QUADRANT TWO (Q2): RUNNERS
Quadrant 2 is PASSIVE & COLD. Those who default to this style of conflict withdraw at the first sign of conflict. They hate it with a passion and are uncomfortable with even minor disagreements. They close themselves off in order to find safety. They do this by either physically withdrawing from conflict or by emotionally disengaging. They do this by avoiding eye contact, giving short non-helpful responses to questions, and slumping. "I don't know, what do you want me to say." "Okay. Fine." Or they give just enough of an answer to make the conversation stop by saying what they think you want to hear even if they don't believe it. "if that's what you want." Those who practice this way of conflict tend to be rule followers because THEY CRAVE SAFETY. They like to do what is expected and fly under the radar. They don't like to put themselves or their opinions out their because they fear criticism. This approach sees conflict as "You're not okay, and I'm not okay." In it's most extreme case it leads to suicide.
In biblical terms it is people who struggle with giving themselves or others grace. They don't trust others and they struggle with their own value as well. This is Gideon hiding in the winepress and not believing when God spoke about his desire to use him.
QUADRANT THREE (Q3): FAKERS
Quadrant 3 is PASSIVE & WARM. Those who default to this style of conflict are often viewed as kind and compassionate people who just want everyone to get along. Unfortunately they struggle with speaking truth in hard situations. They try to find a solution even if it means compromising on something they think is important. They are more worried about being nice than they are about making sure that truth is spoken. They have a tendency to enable bad behavior by not confronting it. They often mistake love for permissiveness. They fear being rejected or being ignored and CRAVE ACCEPTANCE AND PRAISE. They like to be thought of well so they don't like to ruffle feathers by dealing with issues. They have a tendency to bend rules or make exceptions to make others more comfortable. What they believe is being a peacemaker is actually peace-faking because it refuses to speak the truth in love. In extreme cases this leads to lying to cover for others or lying because they broke the rules for someone else.

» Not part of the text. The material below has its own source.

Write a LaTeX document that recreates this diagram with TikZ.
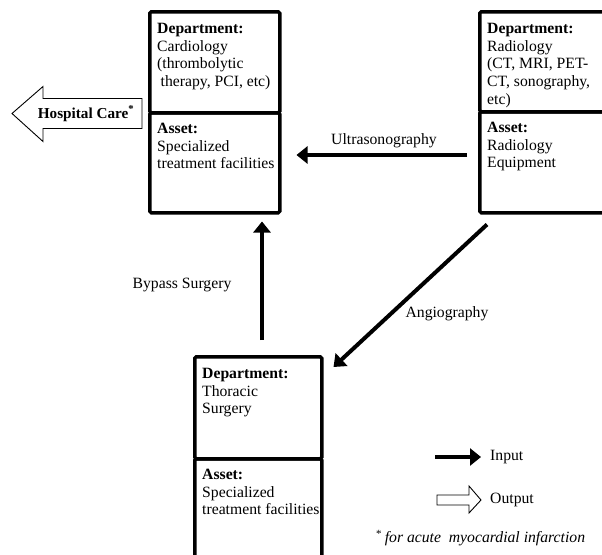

In biblical terms it is people who are mostly grace and lacking in truth. An example of this is when Peter is afraid of others and caves into lying that He doesn't know Jesus. Or Saul, when he has been commanded to kill his foes, but instead enslaves them when his army asks to keep the plunder.
All three of these quadrants are unhealthy ways of approaching conflict. In our next post, we will cover Quadrant 4, the only healthy way to approach conflict. Before we move on though, let's ask some questions.
What style of conflict did you see in your home? What style was your mom or your dad?
How do you think that affected your approach to conflict?
What other experiences in your life do you feel like has shaped your approach to conflict?
Can you see that your style of conflict changes depending on the person? Does it differ with a co-worker than with your spouse or children?
Do you see yourself as a high truth person or a high grace person?
How would others classify your style of conflict? Does it match the way you see yourself? If not, why do you think they see you differently?